The exercise
Please print exactly the lines below, from the start of the material up to and including the line with "Arial, Helvetica, sans-serif';", but none of the pictures.

Information supplied
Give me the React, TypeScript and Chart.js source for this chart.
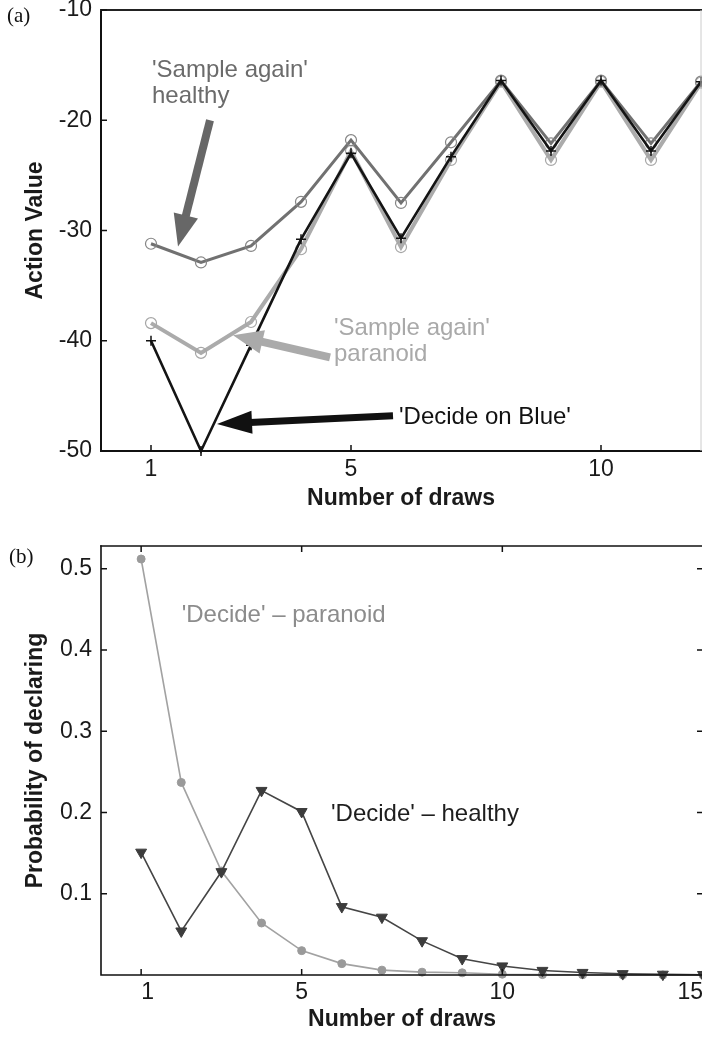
import React, { useEffect, useRef } from 'react';
import { Chart, registerables } from 'chart.js';

Chart.register(...registerables);

const FONT = '"Liberation Sans", Arial, Helvetica, sans-serif';

// ---------- Panel (a): action values ----------
const drawsA = [1, 2, 3, 4, 5, 6, 7, 8, 9, 10, 11, 12];
const sampleAgainHealthy = [-31.2, -32.9, -31.4, -27.4, -21.8, -27.5, -22.0, -16.4, -22.1, -16.4, -22.1, -16.5];
const sampleAgainParanoid = [-38.4, -41.1, -38.3, -31.7, -22.8, -31.5, -23.6, -16.5, -23.6, -16.5, -23.6, -16.6];
const decideOnBlue = [-40.0, -50.0, -40.4, -30.8, -23.0, -30.7, -23.3, -16.4, -22.8, -16.4, -22.8, -16.5];
const xTicksA = [1, 5, 10];
const yTicksA = [-10, -20, -30, -40, -50];

// ---------- Panel (b): probability of declaring ----------
const drawsB = [1, 2, 3, 4, 5, 6, 7, 8, 9, 10, 11, 12, 13, 14, 15];
const decideParanoid = [0.512, 0.237, 0.128, 0.064, 0.030, 0.014, 0.006, 0.0035, 0.0027, 0.001, 0.0005, 0.0003, 0.0002, 0.0001, 0.0001];
const decideHealthy = [0.151, 0.054, 0.127, 0.227, 0.201, 0.084, 0.071, 0.042, 0.020, 0.011, 0.0055, 0.003, 0.0015, 0.0008, 0.0004];
const xTicksB = [1, 5, 10, 15];
const yTicksB = [0.1, 0.2, 0.3, 0.4, 0.5];

// ---------- Annotations (data coordinates) ----------
type Txt = { lines: string[]; at: [number, number]; color: string };
type Arr = { from: [number, number]; to: [number, number]; color: string; width: number; head: number; headW: number };

const textsA: Txt[] = [
  { lines: ["'Sample again'", 'healthy'], at: [1.02, -16.1], color: '#6b6b6b' },
  { lines: ["'Sample again'", 'paranoid'], at: [4.66, -39.45], color: '#a9a9a9' },
  { lines: ["'Decide on Blue'"], at: [5.96, -47.55], color: '#111111' },
];
const arrowsA: Arr[] = [
  { from: [2.18, -20.0], to: [1.54, -31.45], color: '#676767', width: 8, head: 32, headW: 25 },
  { from: [4.58, -41.5], to: [2.64, -39.5], color: '#aaaaaa', width: 8, head: 30, headW: 24 },
  { from: [5.84, -46.8], to: [2.32, -47.55], color: '#111111', width: 7, head: 35, headW: 23 },
];
const textsB: Txt[] = [
  { lines: ["'Decide' \u2013 paranoid"], at: [2.01, 0.435], color: '#8c8c8c' },
  { lines: ["'Decide' \u2013 healthy"], at: [5.73, 0.189], color: '#1e1e1e' },
];

type FrameOpts = {
  xTicks: number[];
  yTicks: number[];
  topTicks: boolean;
  rightTicks: boolean;
  topColor: string;
  rightColor: string;
  rightWidth: number;
  lw: number;
  texts: Txt[];
  arrows: Arr[];
};

function framePlugin(o: FrameOpts) {
  return {
    id: 'frame',
    afterDatasetsDraw(chart: any) {
      const { ctx, chartArea: a, scales } = chart;
      const xs = scales.x;
      const ys = scales.y;
      ctx.save();
      // arrows
      for (const ar of o.arrows) {
        const x0 = xs.getPixelForValue(ar.from[0]);
        const y0 = ys.getPixelForValue(ar.from[1]);
        const x1 = xs.getPixelForValue(ar.to[0]);
        const y1 = ys.getPixelForValue(ar.to[1]);
        const dx = x1 - x0, dy = y1 - y0;
        const len = Math.hypot(dx, dy);
        const ux = dx / len, uy = dy / len;
        const bx = x1 - ux * ar.head, by = y1 - uy * ar.head;
        ctx.strokeStyle = ar.color;
        ctx.lineWidth = ar.width;
        ctx.lineCap = 'butt';
        ctx.beginPath();
        ctx.moveTo(x0, y0);
        ctx.lineTo(bx + ux * 2, by + uy * 2);
        ctx.stroke();
        ctx.fillStyle = ar.color;
        ctx.beginPath();
        ctx.moveTo(x1, y1);
        ctx.lineTo(bx - uy * ar.headW / 2, by + ux * ar.headW / 2);
        ctx.lineTo(bx + uy * ar.headW / 2, by - ux * ar.headW / 2);
        ctx.closePath();
        ctx.fill();
      }
      // texts
      ctx.font = `24px ${FONT}`;
      ctx.textAlign = 'left';
      ctx.textBaseline = 'alphabetic';
      for (const t of o.texts) {
        const tx = xs.getPixelForValue(t.at[0]);
        const ty = ys.getPixelForValue(t.at[1]);
        ctx.fillStyle = t.color;
        t.lines.forEach((ln, i) => ctx.fillText(ln, tx, ty + i * 26));
      }
      // frame
      ctx.lineCap = 'square';
      ctx.strokeStyle = '#111';
      ctx.lineWidth = o.lw;
      ctx.beginPath();
      ctx.moveTo(a.left, a.top);
      ctx.lineTo(a.left, a.bottom);
      ctx.lineTo(a.right + 2, a.bottom);
      ctx.stroke();
      ctx.strokeStyle = o.topColor;
      ctx.beginPath();
      ctx.moveTo(a.left, a.top);
      ctx.lineTo(a.right + 2, a.top);
      ctx.stroke();
      ctx.strokeStyle = o.rightColor;
      ctx.lineWidth = o.rightWidth;
      ctx.lineCap = 'butt';
      ctx.beginPath();
      ctx.moveTo(a.right, a.top);
      ctx.lineTo(a.right, a.bottom);
      ctx.stroke();
      // inward ticks
      ctx.strokeStyle = '#111';
      ctx.lineWidth = 1.5;
      const tl = 6;
      ctx.beginPath();
      for (const v of o.yTicks) {
        const py = ys.getPixelForValue(v);
        ctx.moveTo(a.left, py);
        ctx.lineTo(a.left + tl, py);
        if (o.rightTicks) {
          ctx.moveTo(a.right, py);
          ctx.lineTo(a.right - tl, py);
        }
      }
      for (const v of o.xTicks) {
        const px = xs.getPixelForValue(v);
        ctx.moveTo(px, a.bottom);
        ctx.lineTo(px, a.bottom - tl);
        if (o.topTicks) {
          ctx.moveTo(px, a.top);
          ctx.lineTo(px, a.top + tl);
        }
      }
      ctx.stroke();
      ctx.restore();
    },
  };
}

function fixedAxis(size: number, horizontal: boolean) {
  return (s: any) => {
    if (horizontal) s.height = size;
    else s.width = size;
    s.paddingTop = 0;
    s.paddingBottom = 0;
    s.paddingLeft = 0;
    s.paddingRight = 0;
  };
}

function setTicks(values: number[]) {
  return (s: any) => {
    s.ticks = values.map((v) => ({ value: v }));
  };
}

const tickFont = { family: FONT, size: 23 };
const titleFont = { family: FONT, size: 23, weight: 'bold' as const };

function buildA(canvas: HTMLCanvasElement) {
  const pts = (arr: number[]) => drawsA.map((x, i) => ({ x, y: arr[i] }));
  return new Chart(canvas, {
    type: 'line',
    data: {
      datasets: [
        {
          label: 'Decide on Blue',
          data: pts(decideOnBlue),
          borderColor: '#141414',
          borderWidth: 2.6,
          pointStyle: 'cross',
          pointRadius: 5,
          pointBorderColor: '#111',
          pointBorderWidth: 1.5,
          order: 1,
          clip: false as any,
        },
        {
          label: 'Sample again healthy',
          data: pts(sampleAgainHealthy),
          borderColor: '#717171',
          borderWidth: 3,
          pointStyle: 'circle',
          pointRadius: 5.5,
          pointBackgroundColor: 'rgba(0,0,0,0)',
          pointBorderColor: '#858585',
          pointBorderWidth: 1.2,
          order: 2,
          clip: false as any,
        },
        {
          label: 'Sample again paranoid',
          data: pts(sampleAgainParanoid),
          borderColor: '#ababab',
          borderWidth: 4,
          pointStyle: 'circle',
          pointRadius: 5.5,
          pointBackgroundColor: 'rgba(0,0,0,0)',
          pointBorderColor: '#a6a6a6',
          pointBorderWidth: 1.2,
          order: 3,
          clip: false as any,
        },
      ],
    },
    options: {
      responsive: false,
      animation: false,
      devicePixelRatio: 1,
      layout: { autoPadding: false, padding: { top: 10, right: 1, left: 0, bottom: 0 } },
      plugins: { legend: { display: false }, tooltip: { enabled: false } },
      elements: { line: { tension: 0 } },
      scales: {
        x: {
          type: 'linear',
          min: 0,
          max: 12,
          afterBuildTicks: setTicks(xTicksA),
          afterFit: fixedAxis(69, true),
          grid: { display: false, drawTicks: false },
          border: { display: false },
          ticks: { font: tickFont, color: '#1a1a1a', padding: 5, maxRotation: 0 },
          title: { display: true, text: 'Number of draws', font: titleFont, color: '#1a1a1a', padding: { top: 0, bottom: 8 } },
        },
        y: {
          type: 'linear',
          min: -50,
          max: -10,
          afterBuildTicks: setTicks(yTicksA),
          afterFit: fixedAxis(101, false),
          grid: { display: false, drawTicks: false },
          border: { display: false },
          ticks: { font: tickFont, color: '#1a1a1a', padding: 9 },
          title: { display: true, text: 'Action Value', font: titleFont, color: '#1a1a1a', padding: { top: 22, bottom: 0 } },
        },
      },
    },
    plugins: [
      framePlugin({
        xTicks: xTicksA,
        yTicks: yTicksA,
        topTicks: false,
        rightTicks: false,
        topColor: '#222',
        rightColor: '#cccccc',
        rightWidth: 1,
        lw: 2,
        texts: textsA,
        arrows: arrowsA,
      }),
    ],
  } as any);
}

function buildB(canvas: HTMLCanvasElement) {
  const pts = (arr: number[]) => drawsB.map((x, i) => ({ x, y: arr[i] }));
  return new Chart(canvas, {
    type: 'line',
    data: {
      datasets: [
        {
          label: "'Decide' – healthy",
          data: pts(decideHealthy),
          borderColor: '#454545',
          borderWidth: 1.6,
          pointStyle: 'triangle',
          rotation: 180,
          pointRadius: 6.3,
          pointBackgroundColor: '#3c3c3c',
          pointBorderColor: '#3c3c3c',
          pointBorderWidth: 1,
          order: 1,
          clip: false as any,
        },
        {
          label: "'Decide' – paranoid",
          data: pts(decideParanoid),
          borderColor: '#a2a2a2',
          borderWidth: 1.6,
          pointStyle: 'circle',
          pointRadius: 4,
          pointBackgroundColor: '#9a9a9a',
          pointBorderColor: '#9a9a9a',
          pointBorderWidth: 1,
          order: 2,
          clip: false as any,
        },
      ],
    },
    options: {
      responsive: false,
      animation: false,
      devicePixelRatio: 1,
      layout: { autoPadding: false, padding: { top: 26, right: 1, left: 0, bottom: 0 } },
      plugins: { legend: { display: false }, tooltip: { enabled: false } },
      elements: { line: { tension: 0 } },
      scales: {
        x: {
          type: 'linear',
          min: 0,
          max: 15,
          afterBuildTicks: setTicks(xTicksB),
          afterFit: fixedAxis(64, true),
          grid: { display: false, drawTicks: false },
          border: { display: false },
          ticks: { font: tickFont, color: '#1a1a1a', padding: 4, maxRotation: 0, align: 'inner' },
          title: { display: true, text: 'Number of draws', font: titleFont, color: '#1a1a1a', padding: { top: 0, bottom: 6 } },
        },
        y: {
          type: 'linear',
          min: 0,
          max: 0.528,
          afterBuildTicks: setTicks(yTicksB),
          afterFit: fixedAxis(101, false),
          grid: { display: false, drawTicks: false },
          border: { display: false },
          ticks: { font: tickFont, color: '#1a1a1a', padding: 9 },
          title: { display: true, text: 'Probability of declaring', font: titleFont, color: '#1a1a1a', padding: { top: 22, bottom: 0 } },
        },
      },
    },
    plugins: [
      framePlugin({
        xTicks: xTicksB,
        yTicks: yTicksB,
        topTicks: true,
        rightTicks: true,
        topColor: '#111',
        rightColor: '#111',
        rightWidth: 1.5,
        lw: 1.6,
        texts: textsB,
        arrows: [],
      }),
    ],
  } as any);
}

export default function App() {
  const refA = useRef<HTMLCanvasElement>(null);
  const refB = useRef<HTMLCanvasElement>(null);

  useEffect(() => {
    if (!refA.current || !refB.current) return;
    const a = buildA(refA.current);
    const b = buildB(refB.current);
    return () => {
      a.destroy();
      b.destroy();
    };
  }, []);

  const label: React.CSSProperties = {
    position: 'absolute',
    fontFamily: '"Liberation Serif", "Times New Roman", serif',
    fontSize: 21,
    lineHeight: '21px',
    color: '#111',
    margin: 0,
  };

  return (
    <div style={{ position: 'absolute', left: 0, top: 0, width: 702, height: 1039, overflow: 'hidden', background: '#fff' }}>
      <div style={{ position: 'absolute', left: 0, top: 0, width: 702, height: 520 }}>
        <canvas ref={refA} width={702} height={520} style={{ display: 'block', width: 702, height: 520 }} />
      </div>
      <div style={{ position: 'absolute', left: 0, top: 520, width: 704, height: 519 }}>
        <canvas ref={refB} width={704} height={519} style={{ display: 'block', width: 704, height: 519 }} />
      </div>
      <div style={{ ...label, left: 7, top: 5 }}>(a)</div>
      <div style={{ ...label, left: 9, top: 546 }}>(b)</div>
    </div>
  );
}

Solution below
Give me the React, TypeScript and Chart.js source for this chart.
import React, { useEffect, useRef } from 'react';
import { Chart, registerables } from 'chart.js';

Chart.register(...registerables);

const FONT = '"Liberation Sans", Arial, Helvetica, sans-serif';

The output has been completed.